States, Minorities and Conflicts in the Middle East

A Comparative Study of the Durability of States and Regimes and Dissident Movements in Iraq, Egypt, and Turkey, 1948–2003

 

It is striking to observe how often social and political movements, mobilizing small segments of society, have highlighted the lack of legitimacy of the states and regimes of the Middle East throughout the twentieth century. On the other hand, it is just as remarkable to see regimes with limited legitimacy demonstrating sustained durability. Most of the long lasting dissident movements arise from dynamics either of claims by a minority – meaning legally minor groups who are living a reality of a qualitative and differential order and a condition of dependence or experienced as such – (e.g.
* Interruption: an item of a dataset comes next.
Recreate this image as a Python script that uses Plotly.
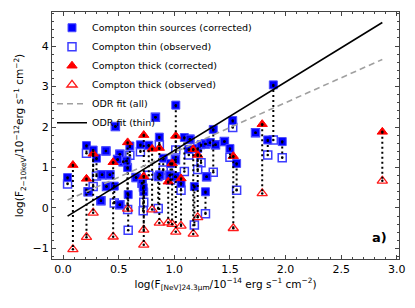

Kurds in Turkey and Iraq) or they are to a large extent made up of members of “minorities” (e.g. Alevis within leftist movements in Turkey). The other long-lasting contestation most of the Middle Eastern regimes have had to face is that of an Islamic tone (e.g. the Muslim Brotherhood in Egypt). Hence, the question arises as to whether these three types of dissent movements are “revealing” about the states’ crisis, of their level of legitimacy and their durability. Concretely, the project will emphasize the political ingenuity of the states, and modes of construction and stabilization of the dissident movements in the long term through the study of a specific site of interaction – the university milieu – between the actors mentioned above.